CAPE TOWN - When asked if they have already felt the effects of climate change, Mary-Anne Zimri and Katrina Scheepers eagerly nod their heads. The two small-scale farmers say lack of rain this winter has foiled their planting season, ruined their harvest - and drastically slashed their income.

"We have been hit on all sides," says Zimri, who together with Scheepers belongs to a farming cooperative in Wuppertal, a small hamlet in South Africa's Western Cape province. The coop specialises in rooibos tea, but also plants vegetables and keeps livestock.

"We normally start planting rooibos in July, but this year it has been too dry to plant," says Zimri. For decades, she and her colleagues have relied on the steady rains of the South African winter to irrigate their crops. But now, a change in weather patterns has caused a noticeable reduction in rainfall, she says.

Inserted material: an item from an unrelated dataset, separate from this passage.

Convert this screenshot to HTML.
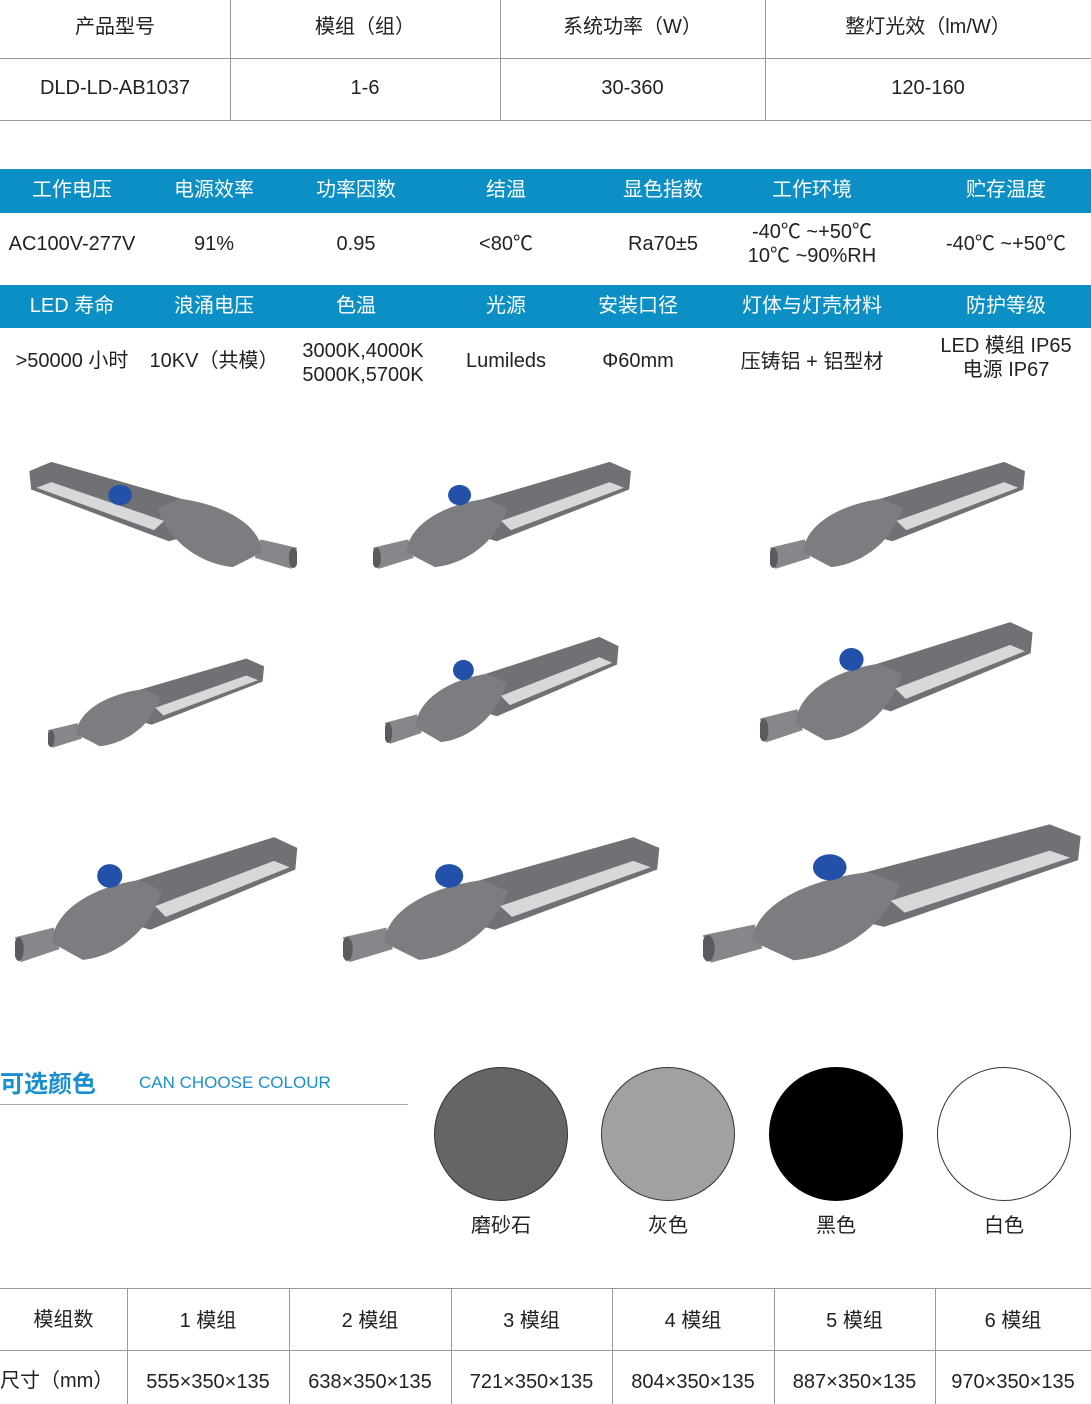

Since the coop does not have access to an irrigation system, Zimri and her fellow farmers have to fetch water from the river and carry it in buckets for several kilometres back to their fields. But what they can carry is not sufficient to generate a good harvest.

Not only the rooibos has been affected. Reduced rainfall also meant that their animal feed did not grow as expected, and the farmers' vegetable harvest is much smaller than the previous year. "It's not only us. Most farmers in the area lost their crop because it's been so dry," says Scheepers.